Back in Sucre we all enjoyed lunch at Condor Café – the pastel de quinoa and sopa de mani that Randall had ordered especially for us. We parted ways in order to find accommodation, check on our car, and run a few more errands, planning to meet up again later that night. Checking in with Gustavo to see how our car was doing, he reported good news – he had done a few little things but overall everything had checked out ok.
He asked about the body damage we’ve been carting around with us since California and told us he could see about getting that fixed for us as well. We loved the idea of getting our damaged rear panels fixed on the cheap in South America and after making a few calls, he told us that his friend could get the job done in just a couple of days. We hadn’t planned to hang out in Sucre much longer but we figured we’d save a few thousand dollars by getting the work done in the middle of Bolivia, and that would probably be worth a few more days in town, so we committed ourselves to two more nights. Aside from the body work, we were also waiting for an adaptor for our propane tank – Gustavo was having a custom adaptor made for us and it was due back at the end of the day.
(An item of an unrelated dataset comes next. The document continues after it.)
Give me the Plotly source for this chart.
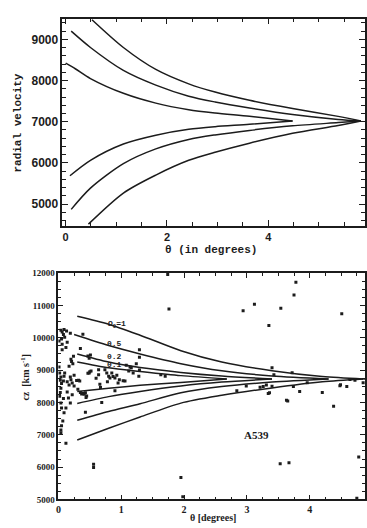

Later that night we all met up again back at the Condor Café. Randall had put together a little party to celebrate the 5-year anniversary of the organization.
A few alumni volunteers had showed up for the festivities, as well as most of the current guides, volunteers and employees. It was great that we were able to be there to celebrate with Randall and it was awesome to see him in his element – making speeches, kissing babies, and connecting with so many people impacted by the project.
After celebrating Condor late into the night, most of us were off to a slow start the following morning. We hung around the café most of the day, did more laundry, and enjoyed another day of doing next to nothing. Late in the afternoon we met up with Randall for a visit to the Mercado Campesino for a little shopping.
We had tons of fun buying a few souvenirs to bring back from our travels. Dinner at Randall’s that evening had quite a few fun characters – a few folks who had come into town to celebrate the anniversary, a few friends, a few volunteers… Randall made us an amazing eggplant-soy-ginger dish and we were sad when we had to say our goodbyes in order to head back and pack up before leaving town the next morning.
On our way back to the hotel we dodged more hordes of young people who were out in the street celebrating Carnival – with water balloons, water guns, foam spray, and above all huge bands that had been marching through the streets all week, followed by a massive dance party and general non-stop reveling. Earlier in the week I’d been attacked by a horrible kid wielding foam spray, so I was just about done with Carnival and all its ridiculousness.
Back at Gustavo’s bright and early, we learned that the body work guy had never bothered to show up. We were beginning to understand a bit more about how Bolivia functions.
Then, when we started the car, the power steering seemed to have vanished completely, even though they had just replaced the hoses. Disappointed, we waited for Gustavo to show up and do a bit of tweaking before we all agreed things were back in good shape. After a few false starts we were finally back on the road and headed out of Sucre.